Craig Calcaterra of Hardball Talk thinks such an attitude is pretty reprehensible

"If you were an executive in a billion dollar business and one of your supervisors took that approach when presented with something that, even if untested, at least claimed to have significant benefits for your business, you would fire him.  Indeed, even if you were skeptical yourself, you would fire that guy if he didn’t at least engage the new information if, for no other reason, than to debunk it.But not baseball! In baseball, people like Cooper ignore and dismiss new stuff until they have absolutely have no choice but to acknowledge it.  Or, more commonly, until their successors acknowledge it while they sit in the retirement home and continue to talk smack about the new-fangled ways of doing things."

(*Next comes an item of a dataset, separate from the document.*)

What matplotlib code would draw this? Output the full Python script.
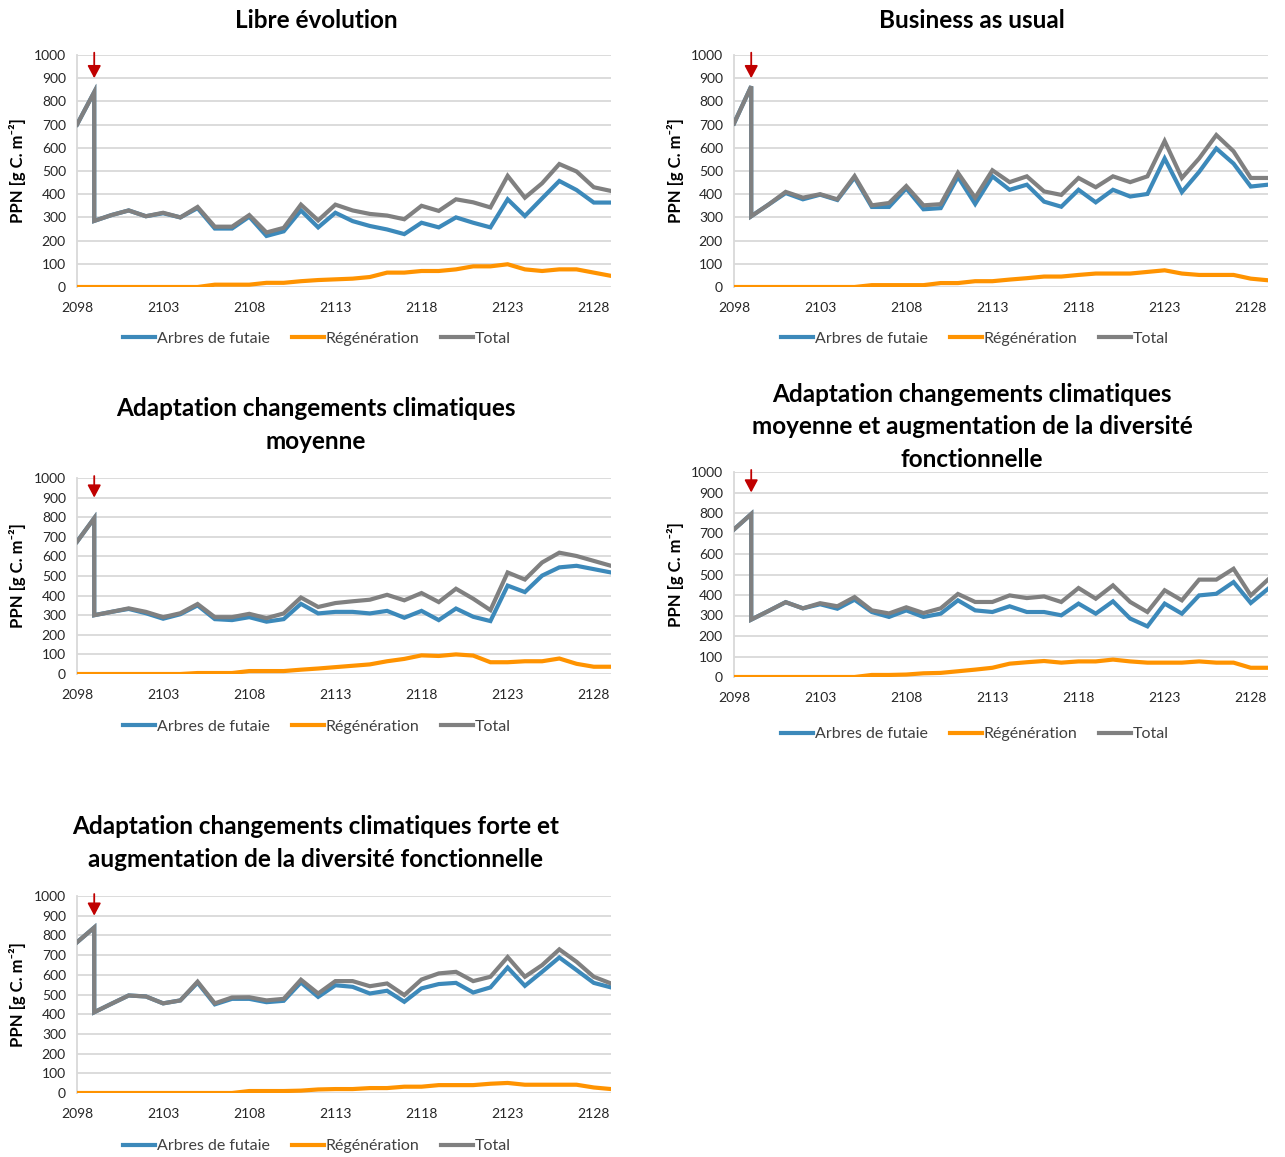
import numpy as np
import matplotlib
matplotlib.use("Agg")
import matplotlib.pyplot as plt
from matplotlib.lines import Line2D

plt.rcParams['font.family'] = ['Lato', 'DejaVu Sans']

# years: 2099 appears twice (value before and after the cut)
years = [2098, 2099, 2099] + list(range(2100, 2130))

# Libre évolution
libre_arbres = [700, 840, 285, 310, 330, 305, 318, 300, 340, 252, 252, 303, 220, 240, 330, 257,
                320, 284, 263, 248, 228, 277, 257, 300, 277, 257, 378, 306, 382, 457, 418, 364, 364]
libre_regen = [0, 0, 0, 0, 0, 0, 0, 0, 0, 10, 10, 10, 18, 18, 25, 30,
               33, 36, 43, 62, 62, 69, 69, 76, 89, 89, 98, 76, 69, 76, 76, 62, 48]
libre_total = [700, 840, 285, 310, 330, 305, 320, 300, 345, 260, 260, 310, 235, 255, 355, 287,
               355, 330, 315, 308, 292, 350, 328, 378, 365, 343, 479, 385, 447, 530, 498, 430, 414]

# Business as usual
bau_arbres = [705, 865, 305, 355, 405, 378, 398, 375, 472, 345, 345, 425, 335, 340, 475, 358,
              477, 419, 441, 368, 346, 419, 365, 419, 390, 401, 554, 409, 496, 597, 532, 433, 441]
bau_regen = [0, 0, 0, 0, 0, 0, 0, 0, 0, 8, 8, 8, 8, 17, 17, 25,
             25, 32, 38, 45, 45, 52, 58, 58, 58, 65, 72, 58, 52, 52, 52, 36, 29]
bau_total = [705, 865, 305, 355, 410, 385, 400, 378, 478, 352, 362, 435, 352, 357, 492, 385,
             503, 452, 477, 412, 397, 470, 430, 477, 452, 477, 629, 470, 554, 655, 585, 470, 470]

# Adaptation changements climatiques moyenne
acc_arbres = [675, 795, 300, 317, 332, 310, 282, 305, 350, 280, 275, 290, 267, 280, 358, 309,
              317, 317, 309, 322, 287, 322, 275, 334, 292, 270, 451, 418, 502, 544, 552, 535, 518]
acc_regen = [0, 0, 0, 0, 0, 0, 0, 0, 5, 5, 5, 15, 15, 15, 22, 28,
             35, 42, 49, 65, 77, 95, 92, 100, 94, 60, 60, 65, 65, 79, 52, 37, 37]
acc_total = [675, 795, 300, 317, 335, 317, 290, 310, 357, 290, 290, 307, 285, 309, 390, 342,
             362, 371, 379, 404, 376, 413, 367, 435, 384, 326, 518, 482, 569, 619, 602, 577, 552]

# Adaptation moyenne + diversité fonctionnelle
accd_arbres = [720, 795, 280, 322, 365, 335, 355, 333, 377, 317, 293, 325, 293, 309, 374, 325,
               317, 345, 317, 317, 301, 358, 309, 369, 285, 247, 358, 309, 398, 406, 463, 361, 430]
accd_regen = [0, 0, 0, 0, 0, 0, 0, 0, 0, 10, 10, 12, 18, 20, 28, 36,
              45, 65, 72, 78, 70, 76, 76, 85, 76, 70, 70, 70, 76, 70, 70, 45, 45]
accd_total = [720, 795, 280, 322, 365, 335, 360, 345, 390, 325, 310, 340, 312, 335, 405, 366,
              366, 398, 385, 393, 366, 434, 382, 447, 366, 317, 423, 374, 475, 475, 528, 398, 475]

# Adaptation forte + diversité fonctionnelle
accf_arbres = [765, 840, 410, 453, 495, 490, 455, 470, 560, 450, 478, 478, 461, 468, 561, 488,
               547, 539, 505, 519, 463, 531, 553, 559, 510, 536, 637, 544, 615, 688, 624, 559, 536]
accf_regen = [0, 0, 0, 0, 0, 0, 0, 0, 0, 0, 0, 10, 10, 10, 12, 18,
              20, 20, 25, 25, 32, 32, 40, 40, 40, 47, 51, 42, 42, 42, 42, 28, 20]
accf_total = [765, 840, 410, 453, 495, 490, 455, 470, 565, 455, 485, 486, 470, 478, 575, 505,
              568, 568, 542, 556, 497, 576, 607, 615, 568, 590, 690, 590, 649, 729, 666, 590, 556]

titles = ["Libre évolution",
          "Business as usual",
          "Adaptation changements climatiques\nmoyenne",
          "Adaptation changements climatiques\nmoyenne et augmentation de la diversité\nfonctionnelle",
          "Adaptation changements climatiques forte et\naugmentation de la diversité fonctionnelle"]
series_names = ["Arbres de futaie", "Régénération", "Total"]
xticks = [2098, 2103, 2108, 2113, 2118, 2123, 2128]
yticks = list(range(0, 1001, 100))
cut_year = 2099

c_blue = "#3C89BA"
c_orange = "#FF9300"
c_grey = "#808080"
c_grid = "#D9D9D9"

W, H = 1285, 1157
fig = plt.figure(figsize=(W / 100, H / 100), dpi=100)


def px_rect(l, t, r, b):
    return [l / W, 1 - b / H, (r - l) / W, (b - t) / H]


# panel layout in pixels: axes box, title centre, legend centre, y label x
panels = [
    dict(box=(77, 55, 611, 287), title=(316, 21), leg=(317, 339), ylab=18,
         data=(libre_arbres, libre_regen, libre_total)),
    dict(box=(734, 55, 1268, 287), title=(972, 21), leg=(975, 339), ylab=675,
         data=(bau_arbres, bau_regen, bau_total)),
    dict(box=(77, 478, 611, 674), title=(316, 425), leg=(317, 727), ylab=18,
         data=(acc_arbres, acc_regen, acc_total)),
    dict(box=(734, 472, 1268, 677), title=(972, 427), leg=(975, 734), ylab=675,
         data=(accd_arbres, accd_regen, accd_total)),
    dict(box=(77, 896, 611, 1093), title=(316, 843), leg=(317, 1146), ylab=18,
         data=(accf_arbres, accf_regen, accf_total)),
]

for p, title in zip(panels, titles):
    l, t, r, b = p["box"]
    ax = fig.add_axes(px_rect(l, t, r, b))
    arbres, regen, total = p["data"]
    ax.plot(years, arbres, color=c_blue, lw=3, solid_joinstyle="miter", zorder=3)
    ax.plot(years, regen, color=c_orange, lw=3, solid_joinstyle="miter", zorder=3)
    ax.plot(years, total, color=c_grey, lw=3, solid_joinstyle="miter", zorder=4)

    ax.set_xlim(2098, 2129)
    ax.set_ylim(0, 1000)
    ax.set_xticks(xticks)
    ax.set_yticks(yticks)
    ax.grid(axis="y", color=c_grid, lw=1.3)
    ax.set_axisbelow(True)
    for s in ["top", "right", "bottom"]:
        ax.spines[s].set_visible(False)
    ax.spines["left"].set_color(c_grid)
    ax.spines["left"].set_linewidth(1.3)
    ax.tick_params(length=0, labelsize=10, colors="#262626")
    ax.tick_params(axis="y", pad=8)
    ax.tick_params(axis="x", pad=11)

    # red arrow marking the cut
    ax.annotate("", xy=(cut_year, 900), xytext=(cut_year, 1010),
                arrowprops=dict(arrowstyle="-|>,head_width=0.4,head_length=0.75",
                                color="#C00000", lw=1.3, shrinkA=0, shrinkB=0),
                annotation_clip=False, zorder=5)

    fig.text(p["ylab"] / W, 1 - (t + b) / 2 / H, "PPN [g C. m⁻²]", rotation=90,
             ha="center", va="center", fontsize=12, fontweight="bold")
    fig.text(p["title"][0] / W, 1 - p["title"][1] / H, title, ha="center", va="center",
             fontsize=17.5, fontweight="bold", linespacing=1.5)

    handles = [Line2D([], [], color=c, lw=3) for c in (c_blue, c_orange, c_grey)]
    fig.legend(handles, series_names, loc="center", ncol=3, frameon=False,
               bbox_to_anchor=(p["leg"][0] / W, 1 - p["leg"][1] / H),
               fontsize=11.5, handlelength=2.0, handletextpad=0.1, columnspacing=1.4,
               labelcolor="#404040")

fig.savefig("out.png", dpi=100)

There’s some other stuff from Craig that’s only going to inflame the passions of fans wishing to defend their team’s pitching coach, and it distracts from the main point isolated in the quote above, which is sound.

It’s unfortunate that Cooper seems pretty close-minded.  It’d be nice if he were constantly searching for the next new advantage, and it is odd that baseball is an industry that is particularly forgiving of people who don’t.

However, for Don Cooper, it’s pretty clear why he’s allowed to be that way; because he’s a brilliant, burning success of a pitching coach.

Since Cooper took over in 2002, White Sox pitchers rank 3rd in Wins Above Replacement according to FanGraphs.  No. 1 and No. 2 are the Red Sox and Yankees.  The 10,096 innings White Sox starters have logged over that time is the best in baseball and almost 200 more than the next closest team.  The entire talent procurement approach of the organization is centered around his–with some help from the minor league staff–ability to develop pitchers into better contributors than they could become elsewhere, and reap the rewards of the value gained.

And of course, when it comes to preventing injuries–the entire crux of the biomechanics push–there’s no one better than the White Sox, be it last season, or the last ten seasons.  No one’s particularly close, either.

Even if all credit for that is removed from Cooper’s work and laid at the feet of trainer Herm Schneider, it would still answer the question of why the pitching coach is allowed to be a dismissive crank in regards to new techniques in pitcher development and injury prevention; because this is flat-out not a problem for the White Sox.

Which is not to say that the team shouldn’t look into it, certainly they should, but any plan to instill more consideration of biomechanics into the White Sox development of pitchers should take a lot of time looking into how to maintain the practices that Cooper & Co. have operated by, because they’ve done pretty well.

The White Sox are hardly removed from criticism for their obstinance on some matters, and one can question how the hell they’ve become relegated to mediocrity with such sterling performances in this area of the game.  But if Cooper is a fool; he’s a fool they can, and should suffer.